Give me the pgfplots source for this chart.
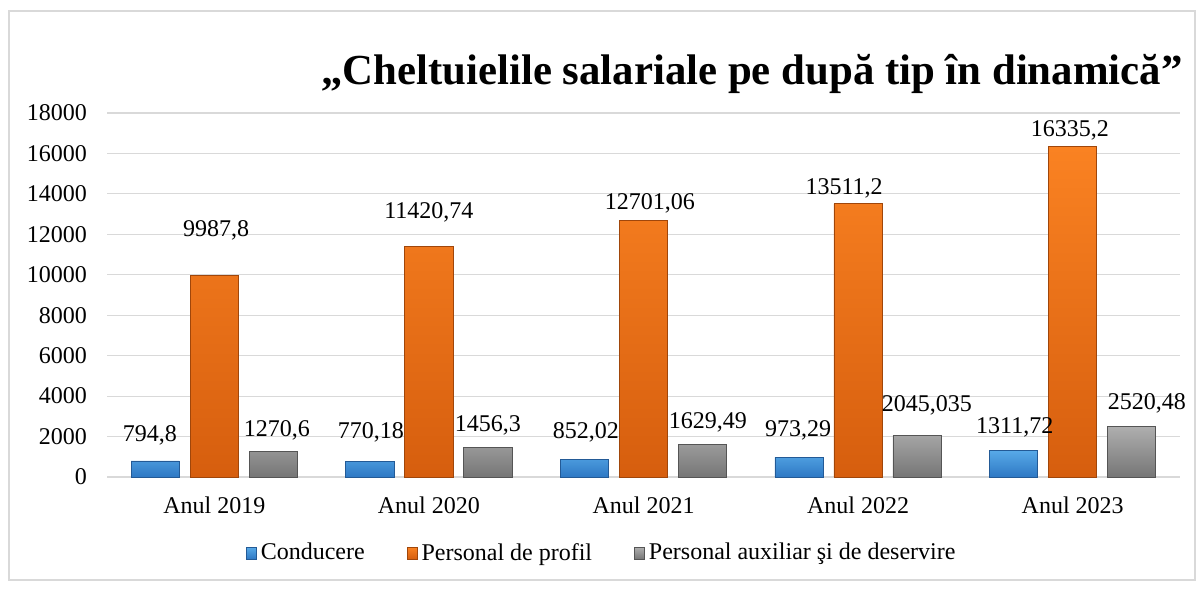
\documentclass[border=0pt]{standalone}
\usepackage{pgfplots}
\pgfplotsset{compat=1.18}
\usepackage{fontspec}
\setmainfont{Liberation Serif}
\definecolor{gridc}{HTML}{D9D9D9}
\definecolor{frame}{HTML}{D9D9D9}
\definecolor{bluet}{RGB}{88,170,232}
\definecolor{blueb}{RGB}{46,120,196}
\definecolor{bluee}{RGB}{35,90,150}
\definecolor{oranget}{RGB}{250,130,34}
\definecolor{orangeb}{RGB}{214,94,14}
\definecolor{orangee}{RGB}{160,70,10}
\definecolor{greyt}{RGB}{175,175,175}
\definecolor{greyb}{RGB}{118,118,118}
\definecolor{greye}{RGB}{85,85,85}
\begin{document}
\begin{tikzpicture}
\begin{axis}[
  name=ax,
  scale only axis,
  width=536.5pt, height=182pt,
  xmin=-0.5, xmax=4.5,
  ymin=0, ymax=18000,
  ytick={0,2000,...,18000},
  scaled y ticks=false,
  xtick={0,1,2,3,4},
  xticklabels={Anul 2019,Anul 2020,Anul 2021,Anul 2022,Anul 2023},
  axis line style={draw=none},
  major tick length=0pt,
  ymajorgrids,
  grid style={gridc, line width=0.6pt},
  clip=false,
  yticklabel={\pgfmathprintnumber[fixed, precision=0, 1000 sep={}, assume math mode=true]{\tick}},
  tick label style={font=\fontsize{12}{14}\selectfont},
  yticklabel style={anchor=east, xshift=-6.5pt},
  xticklabel style={anchor=base, yshift=-18pt},
  legend columns=-1,
  legend style={draw=none, at={(0.462,-0.209)}, anchor=center,
    font=\fontsize{12}{14}\selectfont,
    /tikz/every even column/.append style={column sep=19pt}},
  legend image code/.code={\path[#1] (0pt,-3pt) rectangle (5pt,3pt);},
  nodes near coords style={anchor=center, font=\fontsize{12}{14}\selectfont},
]
\addplot[ybar, bar width=0.225, bar shift=-0.275, top color=bluet, bottom color=blueb, draw=bluee, line width=0.4pt]
  coordinates {(0,794.8) (1,770.18) (2,852.02) (3,973.29) (4,1311.72)};
\addlegendentry{Conducere}
\addplot[ybar, bar width=0.225, bar shift=0, top color=oranget, bottom color=orangeb, draw=orangee, line width=0.4pt]
  coordinates {(0,9987.8) (1,11420.74) (2,12701.06) (3,13511.2) (4,16335.2)};
\addlegendentry{Personal de profil}
\addplot[ybar, bar width=0.225, bar shift=0.275, top color=greyt, bottom color=greyb, draw=greye, line width=0.4pt]
  coordinates {(0,1270.6) (1,1456.3) (2,1629.49) (3,2045.035) (4,2520.48)};
\addlegendentry{Personal auxiliar şi de deservire}
% data labels
\addplot[draw=none, mark=none, forget plot, nodes near coords, point meta=explicit symbolic]
  table[meta=l] {
x y l
-0.30 2077 794,8
0.73 2225 770,18
1.732 2225 852,02
2.72 2324 973,29
3.73 2472 1311,72
};
\addplot[draw=none, mark=none, forget plot, nodes near coords, point meta=explicit symbolic]
  table[meta=l] {
x y l
0.008 12214 9987,8
1.0 13104 11420,74
2.03 13549 12701,06
2.935 14291 13511,2
3.987 17159 16335,2
};
\addplot[draw=none, mark=none, forget plot, nodes near coords, point meta=explicit symbolic]
  table[meta=l] {
x y l
0.292 2324 1270,6
1.275 2571 1456,3
2.30 2720 1629,49
3.32 3560 2045,035
4.345 3659 2520,48
};
\end{axis}
\node[anchor=base, font=\bfseries\fontsize{21.4}{26}\selectfont] at ([shift={(322.5pt,14pt)}]ax.north west) {„Cheltuielile salariale pe după tip în dinamică”};
\draw[frame, line width=0.8pt] ([shift={(-49pt,-51.5pt)}]ax.south west) rectangle ([shift={(544pt,233pt)}]ax.south west);
\path ([shift={(-53.5pt,-55.5pt)}]ax.south west) rectangle ([shift={(547.5pt,238.5pt)}]ax.south west);
\end{tikzpicture}
\end{document}
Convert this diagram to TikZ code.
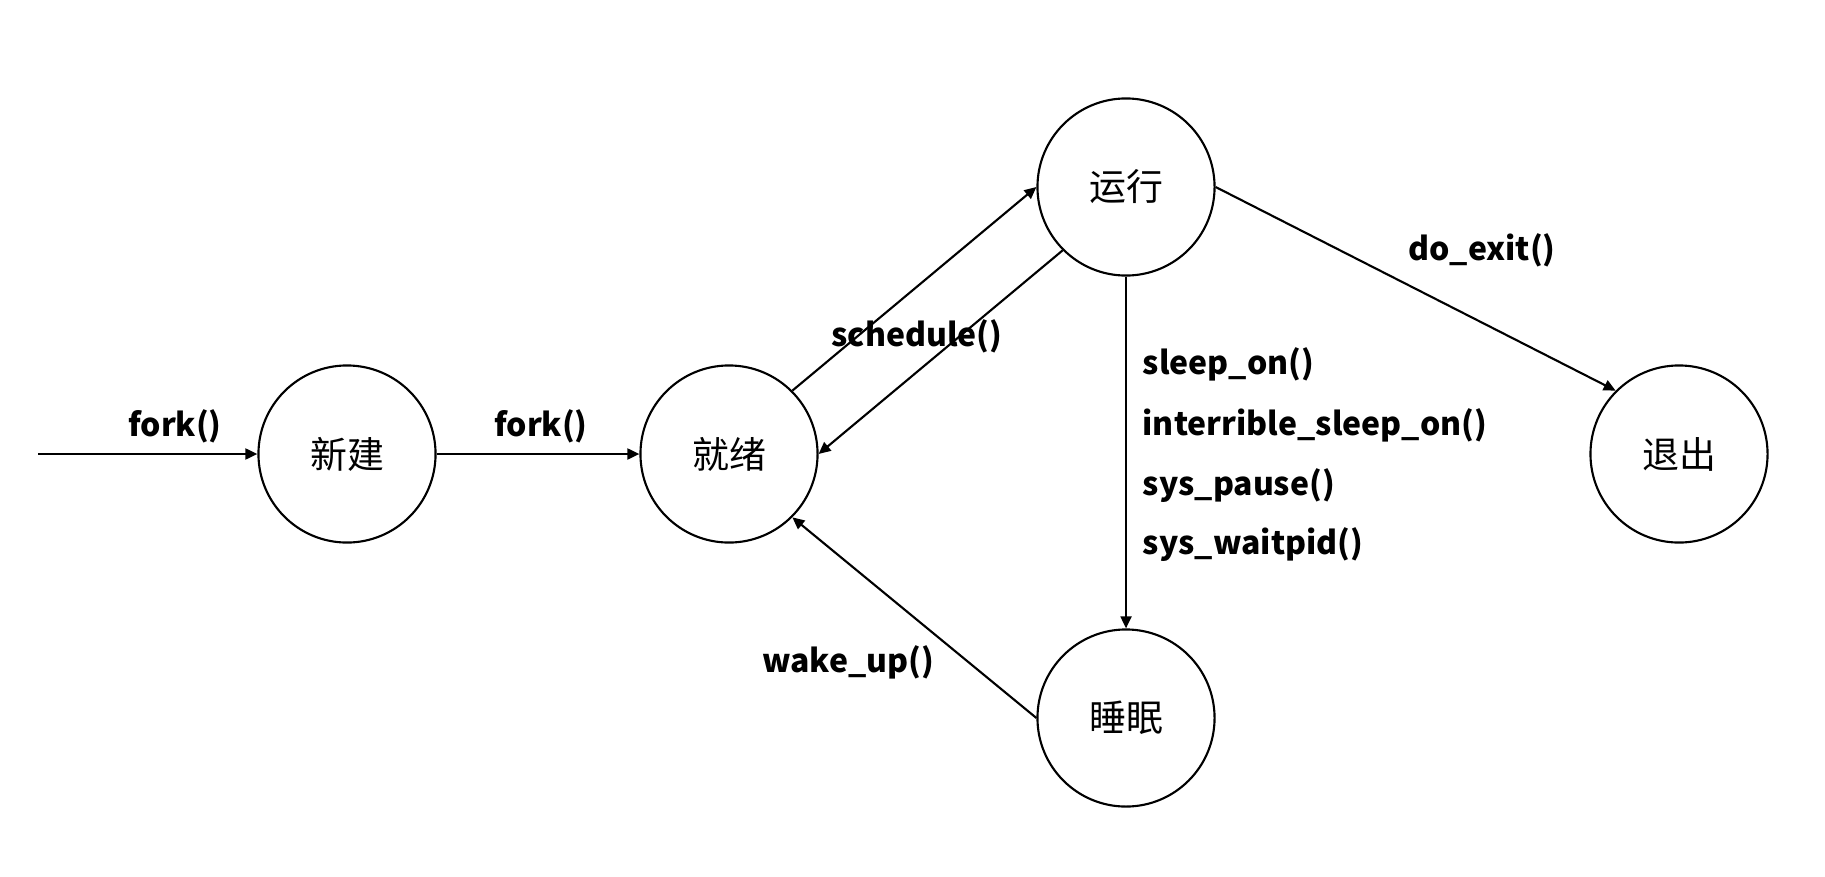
\documentclass[tikz,border=0pt]{standalone}
\usepackage{fontspec}
\setmainfont{Noto Sans CJK SC}
\usetikzlibrary{arrows.meta}

\tikzset{
  state/.style={draw, circle, line width=0.6pt, minimum size=1.77cm, inner sep=0pt, font=\fontsize{10.5pt}{12pt}\selectfont},
  lab/.style={draw=none, inner sep=0pt, font=\fontsize{9.1pt}{10pt}\selectfont\bfseries},
  arr/.style={line width=0.6pt, -{Triangle[length=3.4pt, width=3.1pt]}}
}

\begin{document}
\begin{tikzpicture}[x=0.01cm, y=-0.01cm]
    \useasboundingbox (0,0) rectangle (1825,876);
    % states
    \node(new) at (347,454) [state] {新建};
    \node(ready) at (729,454) [state] {就绪};
    \node(run) at (1126,187) [state] {运行};
    \node(sleep) at (1126,718) [state] {睡眠};
    \node(exit) at (1679,454) [state] {退出};
    \coordinate(start) at (38,454);
    % labels
    \node(lfork1) at (175,436) [lab, anchor=base] {fork()};
    \node(lfork2) at (541,436) [lab, anchor=base] {fork()};
    \node(lsched) at (917,346) [lab, anchor=base] {schedule()};
    \node(lexit) at (1482,260) [lab, anchor=base] {do\_exit()};
    \node(lwake) at (848,672) [lab, anchor=base] {wake\_up()};
    \node(ls1) at (1142,374) [lab, anchor=base west] {sleep\_on()};
    \node(ls2) at (1142,435) [lab, anchor=base west] {interrible\_sleep\_on()};
    \node(ls3) at (1142,495) [lab, anchor=base west] {sys\_pause()};
    \node(ls4) at (1142,554) [lab, anchor=base west] {sys\_waitpid()};
    % transitions
    \draw[arr] (start) -- (new);
    \draw[arr] (new) -- (ready);
    \draw[arr] (ready.45) -- (run.west);
    \draw[arr] (run.225) -- (ready.east);
    \draw[arr] (run) -- (sleep);
    \draw[arr] (run.east) -- (exit.135);
    \draw[arr] (sleep.west) -- (ready.-45);
\end{tikzpicture}
\end{document}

::::

### Aim
Exclude the pictures and repeat every other part of the records word for word.

### Solution to the problem
Give me the pgfplots source for this chart.
\documentclass[border=0pt]{standalone}
\usepackage{pgfplots}
\pgfplotsset{compat=1.18}
\usepackage{fontspec}
\setmainfont{Liberation Serif}
\definecolor{gridc}{HTML}{D9D9D9}
\definecolor{frame}{HTML}{D9D9D9}
\definecolor{bluet}{RGB}{88,170,232}
\definecolor{blueb}{RGB}{46,120,196}
\definecolor{bluee}{RGB}{35,90,150}
\definecolor{oranget}{RGB}{250,130,34}
\definecolor{orangeb}{RGB}{214,94,14}
\definecolor{orangee}{RGB}{160,70,10}
\definecolor{greyt}{RGB}{175,175,175}
\definecolor{greyb}{RGB}{118,118,118}
\definecolor{greye}{RGB}{85,85,85}
\begin{document}
\begin{tikzpicture}
\begin{axis}[
  name=ax,
  scale only axis,
  width=536.5pt, height=182pt,
  xmin=-0.5, xmax=4.5,
  ymin=0, ymax=18000,
  ytick={0,2000,...,18000},
  scaled y ticks=false,
  xtick={0,1,2,3,4},
  xticklabels={Anul 2019,Anul 2020,Anul 2021,Anul 2022,Anul 2023},
  axis line style={draw=none},
  major tick length=0pt,
  ymajorgrids,
  grid style={gridc, line width=0.6pt},
  clip=false,
  yticklabel={\pgfmathprintnumber[fixed, precision=0, 1000 sep={}, assume math mode=true]{\tick}},
  tick label style={font=\fontsize{12}{14}\selectfont},
  yticklabel style={anchor=east, xshift=-6.5pt},
  xticklabel style={anchor=base, yshift=-18pt},
  legend columns=-1,
  legend style={draw=none, at={(0.462,-0.209)}, anchor=center,
    font=\fontsize{12}{14}\selectfont,
    /tikz/every even column/.append style={column sep=19pt}},
  legend image code/.code={\path[#1] (0pt,-3pt) rectangle (5pt,3pt);},
  nodes near coords style={anchor=center, font=\fontsize{12}{14}\selectfont},
]
\addplot[ybar, bar width=0.225, bar shift=-0.275, top color=bluet, bottom color=blueb, draw=bluee, line width=0.4pt]
  coordinates {(0,794.8) (1,770.18) (2,852.02) (3,973.29) (4,1311.72)};
\addlegendentry{Conducere}
\addplot[ybar, bar width=0.225, bar shift=0, top color=oranget, bottom color=orangeb, draw=orangee, line width=0.4pt]
  coordinates {(0,9987.8) (1,11420.74) (2,12701.06) (3,13511.2) (4,16335.2)};
\addlegendentry{Personal de profil}
\addplot[ybar, bar width=0.225, bar shift=0.275, top color=greyt, bottom color=greyb, draw=greye, line width=0.4pt]
  coordinates {(0,1270.6) (1,1456.3) (2,1629.49) (3,2045.035) (4,2520.48)};
\addlegendentry{Personal auxiliar şi de deservire}
% data labels
\addplot[draw=none, mark=none, forget plot, nodes near coords, point meta=explicit symbolic]
  table[meta=l] {
x y l
-0.30 2077 794,8
0.73 2225 770,18
1.732 2225 852,02
2.72 2324 973,29
3.73 2472 1311,72
};
\addplot[draw=none, mark=none, forget plot, nodes near coords, point meta=explicit symbolic]
  table[meta=l] {
x y l
0.008 12214 9987,8
1.0 13104 11420,74
2.03 13549 12701,06
2.935 14291 13511,2
3.987 17159 16335,2
};
\addplot[draw=none, mark=none, forget plot, nodes near coords, point meta=explicit symbolic]
  table[meta=l] {
x y l
0.292 2324 1270,6
1.275 2571 1456,3
2.30 2720 1629,49
3.32 3560 2045,035
4.345 3659 2520,48
};
\end{axis}
\node[anchor=base, font=\bfseries\fontsize{21.4}{26}\selectfont] at ([shift={(322.5pt,14pt)}]ax.north west) {„Cheltuielile salariale pe după tip în dinamică”};
\draw[frame, line width=0.8pt] ([shift={(-49pt,-51.5pt)}]ax.south west) rectangle ([shift={(544pt,233pt)}]ax.south west);
\path ([shift={(-53.5pt,-55.5pt)}]ax.south west) rectangle ([shift={(547.5pt,238.5pt)}]ax.south west);
\end{tikzpicture}
\end{document}
Convert this diagram to TikZ code.
\documentclass[tikz,border=0pt]{standalone}
\usepackage{fontspec}
\setmainfont{Noto Sans CJK SC}
\usetikzlibrary{arrows.meta}

\tikzset{
  state/.style={draw, circle, line width=0.6pt, minimum size=1.77cm, inner sep=0pt, font=\fontsize{10.5pt}{12pt}\selectfont},
  lab/.style={draw=none, inner sep=0pt, font=\fontsize{9.1pt}{10pt}\selectfont\bfseries},
  arr/.style={line width=0.6pt, -{Triangle[length=3.4pt, width=3.1pt]}}
}

\begin{document}
\begin{tikzpicture}[x=0.01cm, y=-0.01cm]
    \useasboundingbox (0,0) rectangle (1825,876);
    % states
    \node(new) at (347,454) [state] {新建};
    \node(ready) at (729,454) [state] {就绪};
    \node(run) at (1126,187) [state] {运行};
    \node(sleep) at (1126,718) [state] {睡眠};
    \node(exit) at (1679,454) [state] {退出};
    \coordinate(start) at (38,454);
    % labels
    \node(lfork1) at (175,436) [lab, anchor=base] {fork()};
    \node(lfork2) at (541,436) [lab, anchor=base] {fork()};
    \node(lsched) at (917,346) [lab, anchor=base] {schedule()};
    \node(lexit) at (1482,260) [lab, anchor=base] {do\_exit()};
    \node(lwake) at (848,672) [lab, anchor=base] {wake\_up()};
    \node(ls1) at (1142,374) [lab, anchor=base west] {sleep\_on()};
    \node(ls2) at (1142,435) [lab, anchor=base west] {interrible\_sleep\_on()};
    \node(ls3) at (1142,495) [lab, anchor=base west] {sys\_pause()};
    \node(ls4) at (1142,554) [lab, anchor=base west] {sys\_waitpid()};
    % transitions
    \draw[arr] (start) -- (new);
    \draw[arr] (new) -- (ready);
    \draw[arr] (ready.45) -- (run.west);
    \draw[arr] (run.225) -- (ready.east);
    \draw[arr] (run) -- (sleep);
    \draw[arr] (run.east) -- (exit.135);
    \draw[arr] (sleep.west) -- (ready.-45);
\end{tikzpicture}
\end{document}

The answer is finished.